The World of Pywel
The continent of Pywel is Crimson Desert's undeniable triumph. Dense, layered and overwhelming in its scale, it draws favourable comparison to Red Dead Redemption 2 in the density of its content relative to its size. Fishing rivers, fighting pits, pub games, hunting grounds, hidden cave systems and buried treasure are distributed with generosity. You can spend hours doing nothing related to the main quest and feel your time was well spent. Kliff's journey to rebuild the scattered Greymane mercenary faction across rival-controlled territory provides a convincing reason to visit every corner of the map.

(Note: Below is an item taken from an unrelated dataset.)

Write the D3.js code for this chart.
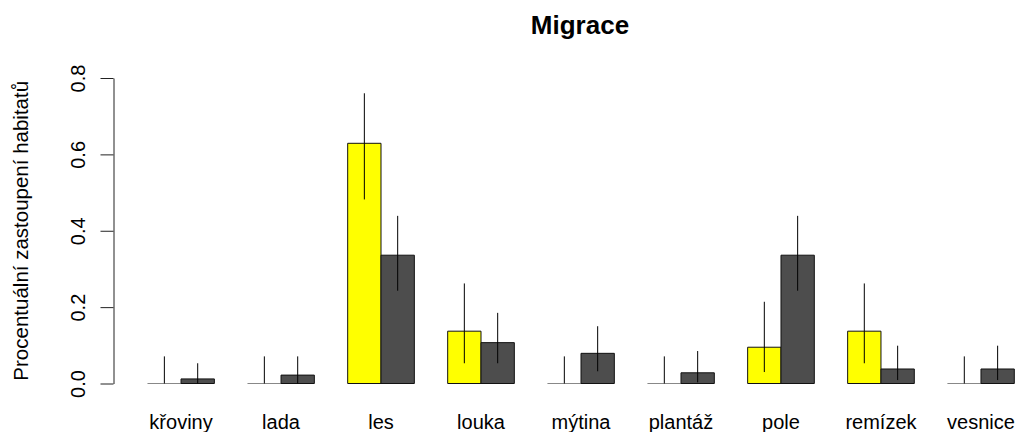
<!DOCTYPE html>
<html>
<head>
<meta charset="utf-8">
<script src="https://d3js.org/d3.v7.min.js"></script>
<style>
  body { margin: 0; background: #fff; }
  text { font-family: "Liberation Sans", Arial, sans-serif; }
</style>
</head>
<body>
<svg width="1017" height="432"></svg>
<script>
// habitat categories
var categories = ["křoviny", "lada", "les", "louka", "mýtina", "plantáž", "pole", "remízek", "vesnice"];
var seriesNames = ["a", "b"];

// first series (yellow) with error limits
var yellowVals = [0, 0, 0.629, 0.137, 0, 0, 0.095, 0.137, 0];
var yellowHi   = [0.071, 0.071, 0.760, 0.262, 0.071, 0.071, 0.214, 0.262, 0.071];
var yellowLo   = [0, 0, 0.482, 0.053, 0, 0, 0.030, 0.053, 0];

// second series (dark grey) with error limits
var greyVals = [0.012, 0.022, 0.336, 0.107, 0.079, 0.028, 0.336, 0.038, 0.038];
var greyHi   = [0.053, 0.071, 0.439, 0.185, 0.150, 0.085, 0.439, 0.099, 0.099];
var greyLo   = [0, 0, 0.243, 0.053, 0.032, 0.003, 0.243, 0.009, 0.009];

var yTicks = [0, 0.2, 0.4, 0.6, 0.8];

var svg = d3.select("svg");

var colors = { a: "#ffff00", b: "#4d4d4d" };

var rows = categories.map(function(c, i) {
  return { cat: c, bars: [
    { s: "a", v: yellowVals[i], lo: yellowLo[i], hi: yellowHi[i] },
    { s: "b", v: greyVals[i], lo: greyLo[i], hi: greyHi[i] }
  ]};
});

//Scales
var x0 = d3.scaleBand()
  .domain(categories)
  .range([147.7, 1014.3])
  .paddingInner(1 / 3);

var x1 = d3.scaleBand()
  .domain(seriesNames)
  .range([0, x0.bandwidth()]);

var y = d3.scaleLinear()
  .domain([0, 0.8])
  .range([383.5, 78]);

//Bars (drawn as paths so zero bars still show their outline)
var group = svg.selectAll("g.grp")
  .data(rows)
  .enter().append("g")
  .attr("class", "grp")
  .attr("transform", function(d) { return "translate(" + x0(d.cat) + ",0)"; });

group.selectAll("path.bar")
  .data(function(d) { return d.bars; })
  .enter().append("path")
  .attr("class", "bar")
  .attr("d", function(d) {
    var bx = x1(d.s), bw = x1.bandwidth(), top = y(d.v), h = y(0) - y(d.v);
    return "M" + bx + "," + y(0) + "h" + bw + "V" + top + "h" + (-bw) + "Z";
  })
  .attr("fill", function(d) { return colors[d.s]; })
  .attr("stroke", function(d) { return d.v > 0 ? "#111" : "#888"; })
  .attr("stroke-width", 1);

//Error bars
group.selectAll("line.err")
  .data(function(d) { return d.bars; })
  .enter().append("line")
  .attr("class", "err")
  .attr("x1", function(d) { return x1(d.s) + x1.bandwidth() / 2; })
  .attr("x2", function(d) { return x1(d.s) + x1.bandwidth() / 2; })
  .attr("y1", function(d) { return y(d.lo); })
  .attr("y2", function(d) { return y(d.hi); })
  .attr("stroke", "#000")
  .attr("stroke-width", 1);

//Y axis
var yAxis = svg.append("g")
  .attr("transform", "translate(113.5,0)")
  .call(d3.axisLeft(y).tickValues(yTicks).tickSize(13).tickSizeOuter(0)
    .tickFormat(d3.format(".1f")));

yAxis.select(".domain").attr("stroke", "#222");
yAxis.selectAll(".tick line").attr("stroke", "#222");
yAxis.selectAll(".tick text")
  .attr("x", null)
  .attr("dy", null)
  .attr("transform", "translate(-29,0) rotate(-90)")
  .attr("text-anchor", "middle")
  .attr("font-size", "20px")
  .attr("font-family", "Liberation Sans, Arial, sans-serif")
  .attr("fill", "#000");

//Category labels
svg.selectAll("text.cat")
  .data(categories)
  .enter().append("text")
  .attr("class", "cat")
  .attr("x", function(d) { return x0(d) + x0.bandwidth() / 2; })
  .attr("y", 429)
  .attr("text-anchor", "middle")
  .attr("font-size", "20px")
  .text(function(d) { return d; });

//Axis title
svg.append("text")
  .attr("transform", "translate(28," + ((y(0) + y(0.8)) / 2) + ") rotate(-90)")
  .attr("text-anchor", "middle")
  .attr("font-size", "20.5px")
  .text("Procentuální zastoupení habitatů");

//Title
svg.append("text")
  .attr("x", 580)
  .attr("y", 34)
  .attr("text-anchor", "middle")
  .attr("font-size", "26px")
  .attr("font-weight", "bold")
  .text("Migrace");
</script>
</body>
</html>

Combat: Spectacular, Complex, Imperfect
The combat is the game's centrepiece and its most divisive element. Pearl Abyss has built a weight-based system that rewards positional awareness and timing — not a Soulslike, but adjacent in its demand for precision. Combo chains are deep; the gap between basic and skilled play is visible. At its best, the system produces combat that feels spectacular and earned. At its worst — particularly in multi-enemy encounters with the camera struggling to track — it becomes chaotic. Post-launch patches have substantially addressed the early camera and control issues; the version available now is meaningfully better than launch.
The Frankenstein Problem
Crimson Desert is also a game that includes a jetpack, a dragon mount, a mech suit, and rock-paper-scissors minigames with street children. Pearl Abyss's maximalist approach to feature inclusion produces genuine delight and occasional incoherence in roughly equal measure. Systems that feel like they belong in different games coexist without always justifying their relationship to each other. The 'less is more' principle that would have sharpened this into a masterpiece was evidently never applied. What remains is a spectacular mess — more engaging than most polished mediocrity.
Story: The Weakest Link
Kliff is a fine protagonist in motion — fluid, expressive, capable of remarkable action. He is a dull protagonist in narrative. The revenge setup that opens the game gives way to a supernatural storyline about the mysterious Abyss that muddles its own logic from the first hour. Supporting characters are underdeveloped. The script has been criticised consistently across reviews and has received no substantive patch improvement. It is the one area where Pearl Abyss's ambition clearly outpaced their execution.
Verdict
Crimson Desert is not a game for players who want a polished, coherent experience. It is a game for players who want a vast, surprising, occasionally brilliant world populated by ideas that shouldn't work but often do. Pearl Abyss has made something genuinely singular — the kind of ambitious, flawed creation that generates stories. The post-launch updates have only improved it. Its best moments are extraordinary. Approach it as an adventure, not an experience, and it rewards that generosity in kind.